You also detach and do not cling to the desire of a specific outcome.
That's the trick to master.
To follow, act, and influence, without permitting the result to disturb you or throw you off-course.
You cannot and SHOULD not, 'fake' such an experience.
You must deal with it, sincerely, openly and with Wisdom & Compassion.
You observe, perceive, evaluate, decide, act, permit the result to arise, and let go of expectations.
Simple.
Yes. Meditation is not necessarily quantity. It's more Quality.
Even successfully meditating for 30 seconds, 10 times in one day, is better a solid 5 minutes spent unproductively.
Until you can act with metta and kindness, then try diplomacy and courtesy.
Until you can meditate, sit like a Buddha and pretend you are still.
In other words practice restraint and sila to the best of your capacity.
The idea of integrity and being honest means pseudo wisdom is the shadow, the glove of the real being and hand. So try and be wise and just and ... all the usual qualities ...
Iz plan!
Just try to see the teachings of the Buddha, and don't worry so much about meditation.
It 'ain't the ritual', so you can just 'fake it till you make it'.
i guess keeping it simple to just breathing out, whenever i am finding my body tensed and feeling the body muscle going downward - might be ok currently. the only problem being to remember to do this relaxing activity.
i think it all comes down to moment by moment in zen. since moment can be so small that we cannot hold on to it, so from time perspective, neither past nor future nor even present can be hold on to. so what is this - remains as a question on each moment. the problem being the habitual tendency of mind to create story from the sensory experience.
i guess what is said in zen koans about cutting of all streams of thoughts, words and ideas, is to bring us to here and now. what is in here and now, this i try to find sometime, by just trying to make my body still for a second, but i do not find anything in here and now, just that seeing/hearing is occurring. may be that is why stillness needs to be developed by long hours of sitting to make the body more still and mind somewhat still to see clearly what is in here and now. anyways i will not make myself suffer over the fact that i am not able to sit still for even 5 minutes, so concentration by stilling of mind is out of question. but it is ok. i guess i will just try to just breathing out, whenever i am finding my body tensed and i remember to breathe out to relax my that body part .
Sounds like iz plan of practice.
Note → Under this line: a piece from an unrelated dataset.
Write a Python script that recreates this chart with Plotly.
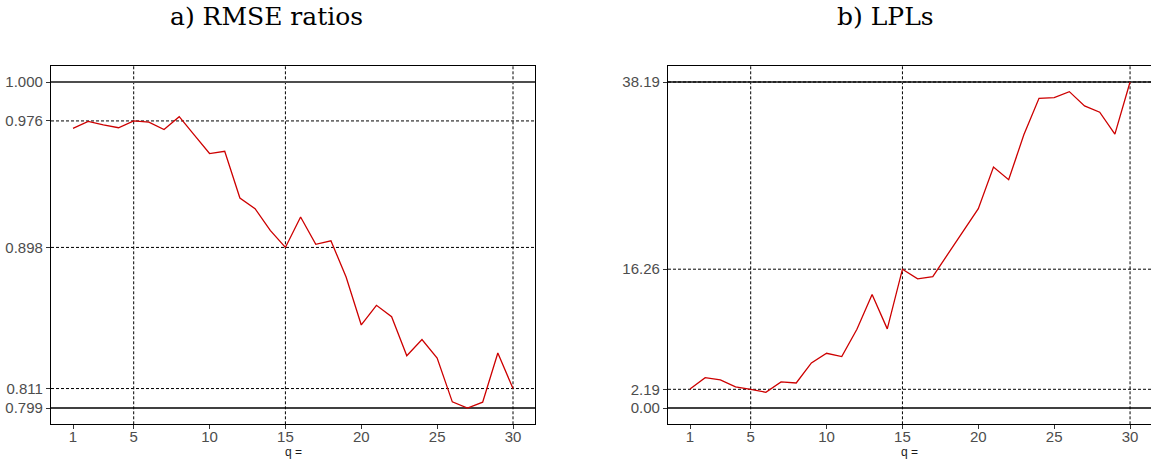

A good one too.
In the words of Bodhi Vulcan:
Live long and prosper
hi all,
this weekend i would be alone at my rented flat at my work-city as my family is currently at my native-city. so this saturday and sunday i am thinking of trying to have a retreat experience at home (kind of this activity i did earlier, if some of you remember) - but this time few things might be different - firstly i have not been sitting for even 5 min on many days in the last 2 months nearly, as many days went without me sitting in the morning, may be due to my laziness, so going for a 2 day retreat at home may turn out to be a joke all together, but still i am thinking of making this saturday and sunday into a 2 day retreat - secondly these days i have dropped my goal of awakening, so may be a more casual approach i have now. but i am thinking to try to sit in this weekend.
any suggestions, please. thanks in advance.